Paul Davis paul at linuxaudiosystems.com
Tue Jan 13 12:35:16 PST 2009


a few quick comments on Dewey's email....

> Anything is possible, I suppose, but I guess I'm just skeptical that a
> DAW (and no DAW will ever interest more than a very small percentage
> of people) can generate enough dedicated interest or traffic to have
> more than a minor impact on the overall budget, particularly if that
> budget is to include salaries.

this isn't stopping the reaper guys, it would appear. but they have
windows on their side.

> Small donations and advertising should be a part of any strategy, of
> course, but I'm not sure how big a part they can really be. 

can is one question, and its unclear. "should" is another, and with the
number of users we appear to have, having only a few hundred of them
financially support this niche product is untenable.

> This brings up two more potential revenue streams that hadn't ocurred
> to me before. Both involve plugins.

just to record this for posterity ... there is some work going on in
this area (i can't say more for now), and it predates your email :)

> I was actually going to mention Trent earlier. Off the top of my head,
> I came up with Trent Reznor, Chuck D, David Byrne, Peter Gabriel, 

do you know who owns Solid State Logic? Peter has already paid me. He's
a nice guy. Just didn't have a long term business plan for using Ardour.

> Get users and proponents and the money will follow. Almost every
> musician I know has seen Protools or Cubase; none had ever heard of
> Ardour until I told them.

this is a very "domain-specific" situation. i've been amazed at some of
the places i've been and have run into people who knew about ardour.
particularly younger people.

> Here's another idea: Is there enough of a market for a
> prebuilt/preconfigured recording workstation? 

there are discussions going on with an existing computer OEM about this
too.

> But I bet I could spec out such a machine at retail prices for under
> $1,000, including the 1010 and the second HDD (assuming 500 GB
> drives). I've seen similar hardware on sale at Guitar Center and major
> internet retailers for two grand and up.

we want the $2k and up prices, or just below, for the margins it
implies.

> * Just out of curiousity, does nvidia's VDPAU have any implications
> for audio processing in Ardour/JACK/Linux? As I understand it, Nvidia
> has finally opened the source for (certain of their) video drivers and
> there are now fully native linux drivers under heavy development that
> allow pretty much full on-card decoding of HD video.
> 
> That's a lot of goddamn throughput. 

its a lot of throughput; the latency is horrible. its not designed to be
a realtime co-processor. if you wanted to run a kick-ass reverb and add
another few 10's of msecs latency to its operation, it could be good. as
a general locate to do DSP, its not very attractive for low latency
work.

> Another longshot, to be sure, but SoC is good visibility. I wouldn't
> count on a check next week, but it's definitely worth staying on their
> radar.

Ardour is on their radar. I'm on their radar. They'd rather I worked on
other audio projects that they have going on. I'd rather not.

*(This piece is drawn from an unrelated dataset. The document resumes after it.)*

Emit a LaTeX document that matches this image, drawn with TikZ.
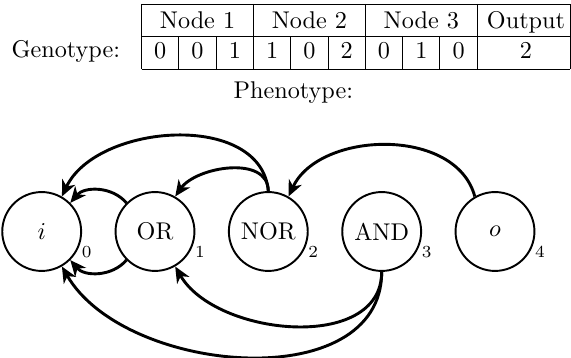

> Also, please let me know if Ardour.org has US 501(c)3 status. If so, I
> believe I can get a company matching gift. Presumably this is also the
> case for a healthy number of Ardour users.

501c(3) status is easy to get. We don't have it. Thats because once the
revenue goes up above $10k/year, you have to start worrying about things
that can get pretty messy. You need officers & board insurance, for a
start. legal representation etc. When the numbers are that big, the risk
of a board member suing claiming that money was misappropriated goes up,
amongst other issues. 

We still may do this. If not, I will likely try to join the Software
Freedom Law Center, who do have 501c(3) status and allow you to donate
to member projects via their foundation.